• EXERCISE BRIEF
Reproduce verbatim the lines up to and including the one with "Arial, Helvetica, sans-serif';", starting from the first.

• SUPPLIED INFORMATION
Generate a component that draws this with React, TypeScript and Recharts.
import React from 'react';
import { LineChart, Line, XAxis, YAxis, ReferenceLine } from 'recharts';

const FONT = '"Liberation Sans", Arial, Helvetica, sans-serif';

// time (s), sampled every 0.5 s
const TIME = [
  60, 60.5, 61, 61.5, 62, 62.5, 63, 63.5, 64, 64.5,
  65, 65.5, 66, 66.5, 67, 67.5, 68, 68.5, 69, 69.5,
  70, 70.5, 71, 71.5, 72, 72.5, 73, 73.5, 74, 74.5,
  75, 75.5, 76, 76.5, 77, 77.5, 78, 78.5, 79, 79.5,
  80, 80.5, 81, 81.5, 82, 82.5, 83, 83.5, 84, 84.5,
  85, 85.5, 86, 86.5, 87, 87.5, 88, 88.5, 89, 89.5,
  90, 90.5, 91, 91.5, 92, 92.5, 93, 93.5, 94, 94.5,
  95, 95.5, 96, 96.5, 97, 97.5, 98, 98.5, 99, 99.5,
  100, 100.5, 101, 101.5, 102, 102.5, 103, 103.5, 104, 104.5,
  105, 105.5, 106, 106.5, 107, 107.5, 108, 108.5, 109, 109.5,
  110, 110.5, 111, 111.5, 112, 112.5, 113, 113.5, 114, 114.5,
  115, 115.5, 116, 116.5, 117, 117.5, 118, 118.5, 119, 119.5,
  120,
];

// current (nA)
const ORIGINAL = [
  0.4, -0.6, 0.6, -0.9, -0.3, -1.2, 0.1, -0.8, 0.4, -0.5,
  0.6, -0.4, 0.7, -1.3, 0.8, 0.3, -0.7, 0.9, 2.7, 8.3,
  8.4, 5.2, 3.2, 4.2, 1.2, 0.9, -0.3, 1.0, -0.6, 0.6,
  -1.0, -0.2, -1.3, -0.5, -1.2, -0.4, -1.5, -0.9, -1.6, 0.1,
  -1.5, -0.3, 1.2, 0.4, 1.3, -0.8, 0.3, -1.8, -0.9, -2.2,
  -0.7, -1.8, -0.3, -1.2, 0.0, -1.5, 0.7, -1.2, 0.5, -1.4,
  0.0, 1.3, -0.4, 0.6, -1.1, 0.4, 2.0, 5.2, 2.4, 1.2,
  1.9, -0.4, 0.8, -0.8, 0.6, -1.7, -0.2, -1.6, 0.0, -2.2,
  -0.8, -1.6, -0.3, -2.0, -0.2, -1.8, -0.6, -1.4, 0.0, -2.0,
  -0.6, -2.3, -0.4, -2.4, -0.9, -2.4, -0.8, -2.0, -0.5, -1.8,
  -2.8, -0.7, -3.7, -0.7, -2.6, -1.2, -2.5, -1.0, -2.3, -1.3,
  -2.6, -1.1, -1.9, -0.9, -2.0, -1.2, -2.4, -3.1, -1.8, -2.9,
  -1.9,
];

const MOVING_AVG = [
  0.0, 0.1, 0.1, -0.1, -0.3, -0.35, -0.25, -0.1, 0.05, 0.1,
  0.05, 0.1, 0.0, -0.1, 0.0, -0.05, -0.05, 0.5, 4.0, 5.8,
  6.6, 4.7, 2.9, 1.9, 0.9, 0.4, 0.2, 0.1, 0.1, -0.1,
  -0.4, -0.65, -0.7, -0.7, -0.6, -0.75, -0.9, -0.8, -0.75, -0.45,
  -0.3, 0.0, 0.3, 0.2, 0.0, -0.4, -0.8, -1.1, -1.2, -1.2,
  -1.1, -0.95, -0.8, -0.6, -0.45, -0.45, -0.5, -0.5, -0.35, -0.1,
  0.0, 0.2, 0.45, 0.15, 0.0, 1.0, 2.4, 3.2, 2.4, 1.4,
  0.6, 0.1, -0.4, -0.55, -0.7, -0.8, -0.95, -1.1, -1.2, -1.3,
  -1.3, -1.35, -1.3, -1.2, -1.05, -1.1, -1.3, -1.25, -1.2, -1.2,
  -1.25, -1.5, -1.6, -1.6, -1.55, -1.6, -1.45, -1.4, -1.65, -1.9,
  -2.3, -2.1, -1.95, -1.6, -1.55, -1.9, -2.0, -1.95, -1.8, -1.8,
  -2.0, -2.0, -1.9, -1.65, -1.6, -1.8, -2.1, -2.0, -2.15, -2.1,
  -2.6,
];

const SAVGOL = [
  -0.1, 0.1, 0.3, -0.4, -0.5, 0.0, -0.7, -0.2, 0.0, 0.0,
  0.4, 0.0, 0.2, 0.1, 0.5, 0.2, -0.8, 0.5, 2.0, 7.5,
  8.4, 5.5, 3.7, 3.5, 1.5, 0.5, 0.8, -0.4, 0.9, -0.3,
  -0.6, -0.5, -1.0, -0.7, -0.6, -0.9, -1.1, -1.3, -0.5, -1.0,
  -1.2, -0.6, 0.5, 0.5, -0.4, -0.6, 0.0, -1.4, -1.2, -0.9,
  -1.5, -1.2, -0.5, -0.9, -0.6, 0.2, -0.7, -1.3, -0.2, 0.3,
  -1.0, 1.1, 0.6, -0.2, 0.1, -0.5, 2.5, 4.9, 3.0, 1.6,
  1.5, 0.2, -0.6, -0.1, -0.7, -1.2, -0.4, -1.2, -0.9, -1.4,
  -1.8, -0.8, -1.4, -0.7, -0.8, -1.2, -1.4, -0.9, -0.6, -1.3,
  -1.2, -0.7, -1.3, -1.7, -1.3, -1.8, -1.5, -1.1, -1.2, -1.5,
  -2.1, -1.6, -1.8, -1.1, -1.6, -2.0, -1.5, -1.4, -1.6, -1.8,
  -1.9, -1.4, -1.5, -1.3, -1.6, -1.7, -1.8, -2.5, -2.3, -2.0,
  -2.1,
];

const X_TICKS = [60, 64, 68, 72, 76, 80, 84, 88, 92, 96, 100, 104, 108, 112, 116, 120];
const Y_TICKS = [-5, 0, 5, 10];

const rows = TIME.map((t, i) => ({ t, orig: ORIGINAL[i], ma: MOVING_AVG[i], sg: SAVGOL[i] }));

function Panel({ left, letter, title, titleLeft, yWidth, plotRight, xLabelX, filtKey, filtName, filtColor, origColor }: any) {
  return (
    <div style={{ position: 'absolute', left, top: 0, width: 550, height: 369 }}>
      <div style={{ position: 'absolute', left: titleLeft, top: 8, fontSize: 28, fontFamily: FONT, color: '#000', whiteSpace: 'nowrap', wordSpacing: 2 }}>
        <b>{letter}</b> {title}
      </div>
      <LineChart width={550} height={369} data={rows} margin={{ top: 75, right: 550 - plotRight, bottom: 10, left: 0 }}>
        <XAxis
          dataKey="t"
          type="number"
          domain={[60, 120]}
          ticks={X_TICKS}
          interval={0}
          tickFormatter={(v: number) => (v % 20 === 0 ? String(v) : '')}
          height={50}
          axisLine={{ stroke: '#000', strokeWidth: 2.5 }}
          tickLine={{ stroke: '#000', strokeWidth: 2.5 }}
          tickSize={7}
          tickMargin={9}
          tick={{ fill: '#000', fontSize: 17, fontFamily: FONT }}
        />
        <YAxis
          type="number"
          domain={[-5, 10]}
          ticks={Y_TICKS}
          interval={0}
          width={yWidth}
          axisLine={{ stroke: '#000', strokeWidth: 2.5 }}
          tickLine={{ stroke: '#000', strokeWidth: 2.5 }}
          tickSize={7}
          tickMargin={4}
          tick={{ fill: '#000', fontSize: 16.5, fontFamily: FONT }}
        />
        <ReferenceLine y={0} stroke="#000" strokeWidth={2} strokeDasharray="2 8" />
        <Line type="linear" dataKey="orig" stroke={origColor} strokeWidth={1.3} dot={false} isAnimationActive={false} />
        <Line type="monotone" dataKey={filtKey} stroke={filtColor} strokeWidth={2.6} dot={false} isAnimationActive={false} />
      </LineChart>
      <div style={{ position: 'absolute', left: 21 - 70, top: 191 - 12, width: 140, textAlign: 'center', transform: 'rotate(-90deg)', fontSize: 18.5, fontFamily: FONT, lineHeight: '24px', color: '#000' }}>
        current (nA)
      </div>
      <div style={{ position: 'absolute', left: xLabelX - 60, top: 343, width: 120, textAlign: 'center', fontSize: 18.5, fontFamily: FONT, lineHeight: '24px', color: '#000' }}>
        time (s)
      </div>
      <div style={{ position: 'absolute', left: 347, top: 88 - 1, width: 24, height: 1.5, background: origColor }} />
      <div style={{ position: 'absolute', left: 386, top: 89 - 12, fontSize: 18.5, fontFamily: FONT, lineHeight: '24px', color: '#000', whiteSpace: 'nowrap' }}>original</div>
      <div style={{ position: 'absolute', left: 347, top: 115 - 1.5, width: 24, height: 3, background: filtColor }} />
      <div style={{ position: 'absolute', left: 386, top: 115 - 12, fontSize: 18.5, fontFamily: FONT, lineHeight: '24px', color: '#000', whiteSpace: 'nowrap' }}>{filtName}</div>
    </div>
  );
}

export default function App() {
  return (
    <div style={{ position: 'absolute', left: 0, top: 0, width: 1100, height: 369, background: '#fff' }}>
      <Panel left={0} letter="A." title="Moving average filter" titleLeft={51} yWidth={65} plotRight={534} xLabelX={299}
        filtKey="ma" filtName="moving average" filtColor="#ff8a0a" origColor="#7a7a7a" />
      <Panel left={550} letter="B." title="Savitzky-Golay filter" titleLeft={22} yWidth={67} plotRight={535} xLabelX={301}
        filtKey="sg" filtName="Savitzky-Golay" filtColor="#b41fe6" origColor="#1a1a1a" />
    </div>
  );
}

• EXERCISE RESULT
Generate a component that draws this with React, TypeScript and Recharts.
import React from 'react';
import { LineChart, Line, XAxis, YAxis, ReferenceLine } from 'recharts';

const FONT = '"Liberation Sans", Arial, Helvetica, sans-serif';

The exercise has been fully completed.